The last part of Professor Kearl’s final lecture focused on the ultimate purposes or ends of a college education. In the language of economics, Kearl said, a university has competitive advantages in only three areas: developing analytical, writing, and quantitative skills (and to a degree, “aesthetic sensibilities” if you’re lucky). That’s it. Sure, universities do a lot of other things—athletics, and clubs, and social functions—but there are other organizations better suited to those ends. At its heart a college education is the training of one’s brain to analyze, compute, and communicate, to develop one into a quickly trainable and retrainable fungible asset in an ever-changing world.
And so, Kearl continued, the quality of your education depends on you, and not on BYU. At any number of universities you can get either a Mickey Mouse diploma or an Ivy League education, depending on the classes you take and the effort you put in.
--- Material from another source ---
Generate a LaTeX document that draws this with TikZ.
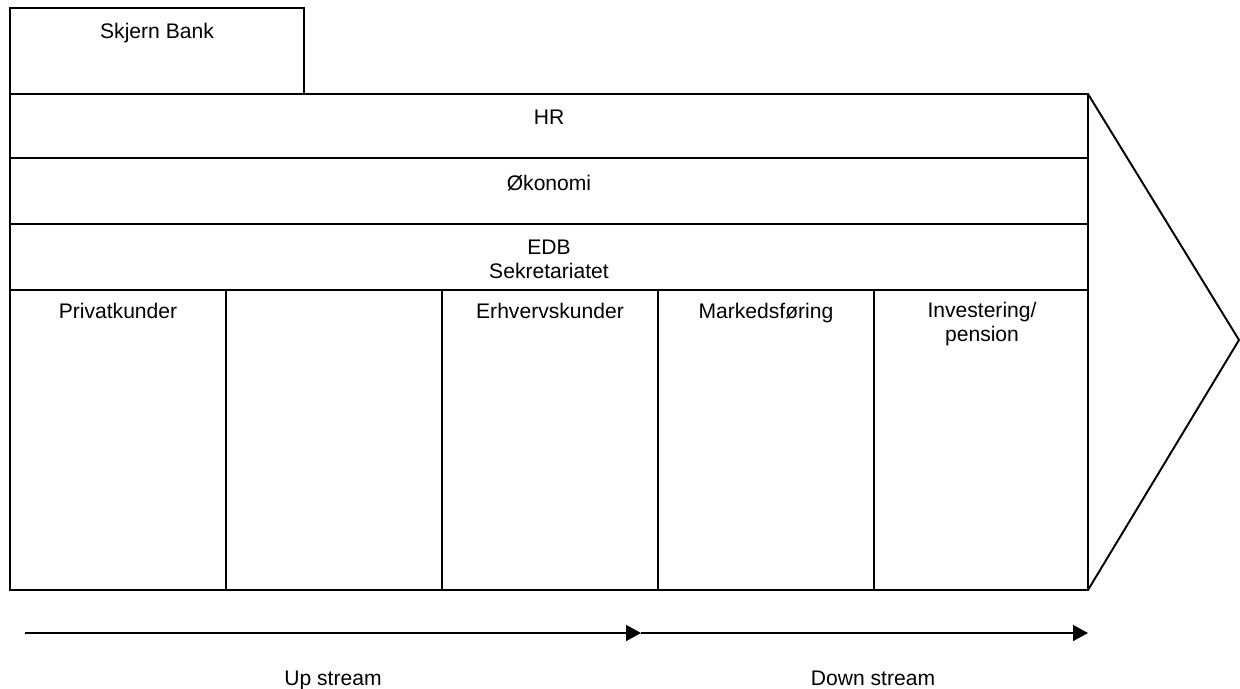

It is your job to take on the disciplined training of your brain through consistent hard effort. (This may have been the part of the lecture that stuck with me most over these past 8 years. I felt compelled to take a full 18 credits each semester because it.)
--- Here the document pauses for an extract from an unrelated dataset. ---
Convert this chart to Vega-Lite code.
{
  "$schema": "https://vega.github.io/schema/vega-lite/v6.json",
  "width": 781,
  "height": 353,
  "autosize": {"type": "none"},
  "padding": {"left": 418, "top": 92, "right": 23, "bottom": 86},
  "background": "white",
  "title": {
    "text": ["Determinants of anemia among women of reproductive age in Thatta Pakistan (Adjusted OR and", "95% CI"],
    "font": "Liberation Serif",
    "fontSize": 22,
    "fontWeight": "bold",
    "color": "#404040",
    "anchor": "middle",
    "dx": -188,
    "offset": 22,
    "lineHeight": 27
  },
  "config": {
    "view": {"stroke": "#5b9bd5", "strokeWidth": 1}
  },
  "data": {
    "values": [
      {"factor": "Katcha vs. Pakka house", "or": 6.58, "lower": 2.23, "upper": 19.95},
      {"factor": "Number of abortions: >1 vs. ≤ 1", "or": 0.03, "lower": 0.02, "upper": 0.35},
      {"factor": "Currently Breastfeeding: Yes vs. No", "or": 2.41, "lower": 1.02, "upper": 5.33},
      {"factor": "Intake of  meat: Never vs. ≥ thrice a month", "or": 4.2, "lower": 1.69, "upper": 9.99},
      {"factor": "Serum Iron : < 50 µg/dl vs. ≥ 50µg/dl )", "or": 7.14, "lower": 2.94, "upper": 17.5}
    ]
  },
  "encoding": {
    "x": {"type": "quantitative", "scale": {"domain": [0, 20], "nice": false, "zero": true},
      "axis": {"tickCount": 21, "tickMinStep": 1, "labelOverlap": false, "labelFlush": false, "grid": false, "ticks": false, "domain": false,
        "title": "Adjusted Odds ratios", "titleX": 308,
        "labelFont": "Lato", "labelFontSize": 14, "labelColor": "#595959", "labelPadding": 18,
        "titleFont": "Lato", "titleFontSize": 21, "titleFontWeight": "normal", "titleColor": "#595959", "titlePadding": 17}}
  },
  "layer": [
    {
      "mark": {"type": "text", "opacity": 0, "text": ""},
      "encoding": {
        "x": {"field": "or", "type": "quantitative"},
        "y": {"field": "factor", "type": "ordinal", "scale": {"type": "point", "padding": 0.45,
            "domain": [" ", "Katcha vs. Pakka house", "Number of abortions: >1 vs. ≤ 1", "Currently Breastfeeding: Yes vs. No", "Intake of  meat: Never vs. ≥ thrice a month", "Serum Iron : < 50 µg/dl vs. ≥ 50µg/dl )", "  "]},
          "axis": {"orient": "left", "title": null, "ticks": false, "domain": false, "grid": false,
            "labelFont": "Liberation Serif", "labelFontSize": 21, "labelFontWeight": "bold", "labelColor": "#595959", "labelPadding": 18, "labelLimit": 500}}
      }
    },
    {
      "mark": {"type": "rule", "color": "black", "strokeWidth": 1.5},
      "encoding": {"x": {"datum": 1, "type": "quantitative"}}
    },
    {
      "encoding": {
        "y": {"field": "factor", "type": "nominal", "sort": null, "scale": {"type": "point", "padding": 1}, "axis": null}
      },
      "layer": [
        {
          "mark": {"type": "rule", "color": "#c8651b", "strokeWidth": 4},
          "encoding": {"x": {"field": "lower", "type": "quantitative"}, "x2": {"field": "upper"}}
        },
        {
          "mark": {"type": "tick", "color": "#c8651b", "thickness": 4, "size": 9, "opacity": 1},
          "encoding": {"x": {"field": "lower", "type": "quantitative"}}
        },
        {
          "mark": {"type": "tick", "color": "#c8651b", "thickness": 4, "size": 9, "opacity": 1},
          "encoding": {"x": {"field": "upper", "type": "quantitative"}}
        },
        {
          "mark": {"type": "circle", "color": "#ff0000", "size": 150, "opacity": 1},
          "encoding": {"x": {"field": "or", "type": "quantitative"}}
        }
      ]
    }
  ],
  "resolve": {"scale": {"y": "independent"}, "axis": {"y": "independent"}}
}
Finally, Kearl said that you will have cheated yourself if you leave school with a vocation, but not an avocation—with job skills but not leisure skills. The work week is at 40 hours and dropping steadily; the vast majority of our lives will be spent in non-work settings. What then, Kearl asked, will you do with the lion’s share of your life? Because you are capable of far more than spending it in front of the TV.
He continued: You should come out of school with two great loves, and only one of those can be a spouse. Your second love can be any number of things—literature, or music, or calculus, or science. For Dr. Kearl, it was Gothic architecture. As he described his personal “pilgrimage” to the Cathedral of Chartres, it was clear that it was a—if not the—highlight of his life. (For me, this was fitting because when I was in the throes of his extremely difficult Econ 110 class, I had a nightmare in which Kearl was Archdeacon Frollo from The Hunchback of Notre Dame. Apropos, non?) We should all be so fortunate to find something for which we are equally passionate.
The other day, my buddy Tigg was quoting a comedian who said: “I wish I loved anything as much as my kids love bubbles.” I have some vague notions about my “bubbles”—my Chartres— but I feel like I have a ways to go on that particular pilgrimage. And so as I leave college for the second time, secure in my employment, I find myself echoing Kearl’s question: To what will I dedicate the vast majority of my life?